House debates
Tuesday, 3 February 2009
Ministerial Statements
Nation Building and Jobs Plan
3:05 pm
Malcolm Turnbull (Wentworth, Liberal Party, Leader of the Opposition) Share this | Hansard source
The Deputy Prime Minister says it was her regulation—APRA! APRA was created by the coalition. The entire prudential framework that we work under—the arrangements between APRA and ASIC, the ACCC and the Reserve Bank—was the creation of the coalition government.
But regulation has to be appropriate and it must not be excessive. When we met with small and medium businesses in Parramatta last week, it was very interesting to hear their concerns. When I said, ‘What can the government do to promote employment?’ they said, ‘The government should pay its bills on time.’ They said, ‘The government should reduce red tape—make it easier to tender. Why do we have to fill in a pile of forms this high? Why can’t we do it in a standardised way and do it online?’
In the end, it is the level of employment that determines how much Australia is affected by the global economic crisis. Provided unemployment stays relatively low, then Australians will continue to afford their mortgages and not be forced to sell their homes. It will also mean that fewer Australians will need to access unemployment benefits. So every arm of government policy should be directed to ensuring that Australia continues to enjoy low unemployment. That is our sole focus. We will go through this package tonight and over the days that follow, and I say this to the Prime Minister: we are prepared to sit all night; we are prepared to sit all weekend. I propose to the Prime Minister: in order to give this package the appropriate scrutiny, we agree to defer estimates for a week and have the Senate sit next week and focus on this package so that all members of this House and the Senate work together as best we can to ensure that it is the most effective package—that the measures are effective and that they will deliver the outcome that we all seek.

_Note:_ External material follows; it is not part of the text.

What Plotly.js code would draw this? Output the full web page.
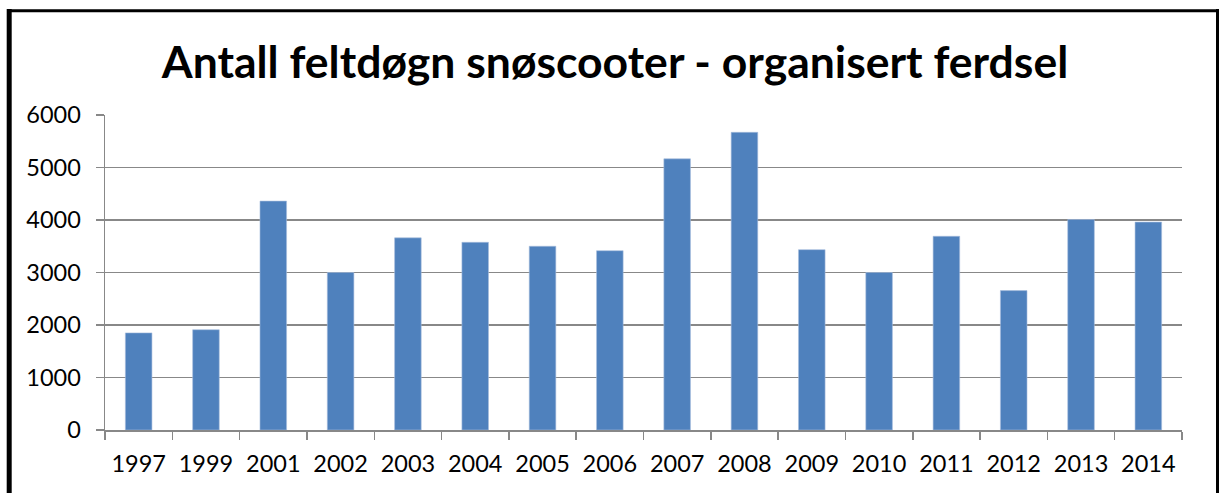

Above all, what we need to do is to move into the substance and the practicality of measures that will promote employment. The Prime Minister chooses to throw out a few measures today—and very large numbers are involved, but there are a number of measures there—but then he couches everything in this unbridled ideological attack which is all about creating a fantasy world in which the Liberal Party is the spearhead of some deregulating, radical right-wing movement. The fact of the matter is: the stability of this country and the economy that we enjoy—the fact that we can make these investments, that we can make these expenditures, that we can undertake these programs—is due to the 11½ years of effective economic management by the coalition. The fact that our banks are strong is due to the solid economic management of the coalition. And the Prime Minister would be better spending his time focusing on measures that will promote employment rather than ideological tirades that are more fiction than fact.